Born in Paris, France, daughter to political exiles of Pinochet’s dictatorial regime, Ana María Tijoux moved to Santiago de Chile at the age of 13 and soon enough got involved in the then-emerging local hip-hop scene. Along with three other kids of Chilean expatriates born abroad she formed Makiza in 1997 and in 1999 released Aerolíneas Makiza (1999) on Sony Music, an album which didn’t get the props it deserved in its time (partly due to Tijoux’s sudden break from the group and surprising decisions to drop her rapping career all together) but  its still considered one of the best Latin hip-hop/ rap en español albums ever recorded.

So where has Tijoux been all these years? Desiring to build her persona as an artist beyond categorization, this has been a period of experimentation, changes, collaborations (i.e Julieta Venegas) and crisis (she got married, became a mother, got divorced, reunited with Makiza for a 2005 album, broke up again…).

Tijoux also attemped a semi-comeback in 2007 with her solo debut, Kaos (Julieta returns the favor as guest rapper in single “Gol”), a response for her years of crisis. Kaos “was not chicha, nor lemonade,” as she describes it now, using a popular Chilean slang.

Check out 1977, and you’ll notice Tijoux is not only back in her element with optimism, but that this second solo album marks a true reconciliation with her first love, rapping. “I was happy while recording it, I felt more comfortable doing something that flows out naturally from me” she claims.

With the production of rapper/producer Hordatoj (A.K.A. Jotadroh) and Foex, 1977 was recorded in three months through the Chilean winter of 2009. “I wanted to make a straightforward album, just good lyrics, good beats, good samples and good scratch… and that’s it,” hip-hop in its purest state.
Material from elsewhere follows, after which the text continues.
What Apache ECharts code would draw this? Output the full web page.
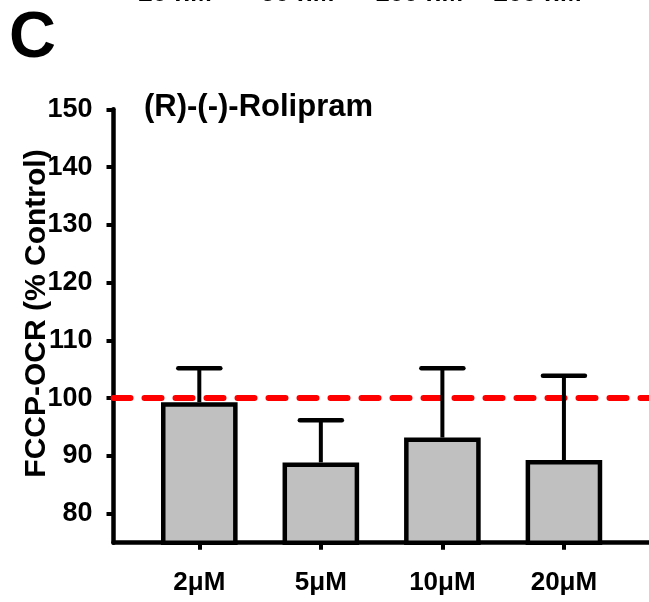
<!DOCTYPE html>
<html><head><meta charset="utf-8">
<script src="https://cdn.jsdelivr.net/npm/echarts@6/dist/echarts.min.js"></script>
<style>html,body{margin:0;padding:0;background:#fff}#c{width:649px;height:602px}</style>
</head><body><div id="c"></div>
<script>
const categories = ['2μM', '5μM', '10μM', '20μM'];
const meanValues = [99.3, 88.9, 93.2, 89.3];
const errValues = [5.9, 7.3, 12.0, 14.6];
const yTicks = [80, 90, 100, 110, 120, 130, 140, 150];
const refLine = [100];
const topLabels = ['20 nM', '50 nM', '100 nM', '200 nM'];
const topLabelX = [175, 297.5, 419, 537.5];

const xPos = categories.map((c, i) => i + 1);
const barData = xPos.map((x, i) => [x, meanValues[i]]);
const errData = xPos.map((x, i) => [x, meanValues[i], errValues[i]]);

const SANS = "'Liberation Sans',Arial,sans-serif";

const chart = echarts.init(document.getElementById('c'), null, {renderer: 'canvas'});
chart.setOption({
  animation: false,
  backgroundColor: '#fff',
  grid: {left: 113.5, right: 0, top: 109.3, bottom: 59.3, containLabel: false, outerBoundsMode: 'none'},
  xAxis: {
    type: 'value', min: 0.294, max: 4.70,
    axisLine: {show: true, onZero: false, lineStyle: {color: '#000', width: 4.5}},
    axisTick: {show: true, length: 7, inside: false, customValues: xPos, lineStyle: {color: '#000', width: 4}},
    axisLabel: {show: true, customValues: xPos, margin: 27, color: '#000', fontWeight: 'bold', fontSize: 26, fontFamily: SANS,
      formatter: v => categories[Math.round(v) - 1] || ''},
    splitLine: {show: false}
  },
  yAxis: {
    type: 'value', min: 75, max: 150,
    axisLine: {show: true, lineStyle: {color: '#000', width: 4.5}},
    axisTick: {show: true, length: 7, customValues: yTicks, lineStyle: {color: '#000', width: 4}},
    axisLabel: {show: true, customValues: yTicks, margin: 21, color: '#000', fontWeight: 'bold', fontSize: 27, fontFamily: SANS},
    splitLine: {show: false}
  },
  graphic: [
    {type: 'text', left: 9, top: 39.5 - 65 / 2, style: {text: 'C', font: 'bold 65px ' + SANS, fill: '#000'}},
    {type: 'text', x: 144, y: 107, style: {text: '(R)-(-)-Rolipram', font: 'bold 31px ' + SANS, fill: '#000', textAlign: 'left', textVerticalAlign: 'middle'}},
    {type: 'text', x: 36.5, y: 313.5, rotation: Math.PI / 2, style: {text: 'FCCP-OCR (% Control)', font: 'bold 30px ' + SANS, fill: '#000', textAlign: 'center', textVerticalAlign: 'middle'}}
  ].concat(topLabels.map((t, i) => ({type: 'text', x: topLabelX[i], y: 6.5, style: {text: t, font: 'bold 26px ' + SANS, fill: '#000', textAlign: 'center', textVerticalAlign: 'bottom'}}))),
  series: [
    {
      type: 'bar', data: barData, barWidth: 76.6, z: 2,
      itemStyle: {color: '#c0c0c0', borderColor: '#000', borderWidth: 4.5},
      markLine: {
        silent: true, symbol: ['none', 'none'], label: {show: false}, z: 3,
        lineStyle: {color: '#ff0000', width: 6, type: [17, 14], cap: 'round'},
        data: refLine.map(v => ({yAxis: v}))
      }
    },
    {
      type: 'custom', data: errData, z: 4,
      renderItem: function (params, api) {
        const x = api.value(0), y = api.value(1), e = api.value(2);
        const p0 = api.coord([x, y]);
        const p1 = api.coord([x, y + e]);
        return {type: 'group', children: [
          {type: 'line', shape: {x1: p0[0], y1: p0[1], x2: p1[0], y2: p1[1]}, style: {stroke: '#000', lineWidth: 4}},
          {type: 'line', shape: {x1: p1[0] - 21, y1: p1[1], x2: p1[0] + 21, y2: p1[1]}, style: {stroke: '#000', lineWidth: 4.5, lineCap: 'round'}}
        ]};
      }
    }
  ]
});
</script></body></html>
But a kind of sensitive, down-to-earth hip-hop that is not only aimed at hardcore b-boys and b-girls but almost anybody can relate to, very far away from the current commercialization and bastardization of American rap music.

Why “1977”? Tijoux claims that during her teenage years in the mid-nineties she was obsessed with the dark New York underground sound of seminal albums like NasIllmatic, Wutang Clan’s 36 Chambers, and A Tribe Called Quest’s Midnight Marauder “I started writing again and listening those old rap albums that for me are like classics. It was like running into your first ex-boyfriend after many years and falling in love all over again. And that’s when I decided to make a rap album” she says.

She continues “I’ve been getting a lot of positive feedback since it came out. A lot of people are like ‘finally the rap album we were expecting,’ a lot of that, and also some ‘finally you went back to what you know how to do’ (laughs). Oh well, you have to live your own crisis. I don’t regret anything I did.”

Next year awaits with big promises for Tijoux, “releasing the album in Argentina, Mexico, Spain and Germany, going on tour to Europe, even China! Playing again at Vive Latino in Mexico City and hopefully coming to the US” she says. In the meantime we can enjoy her amazing video for 1977, directed and produced by her baby-daddy Didi Moreno, where she’s looking girlier than ever, “He forced me to wear skirt!” she told us bashfully. Chicos, Anita’s in-love. Again.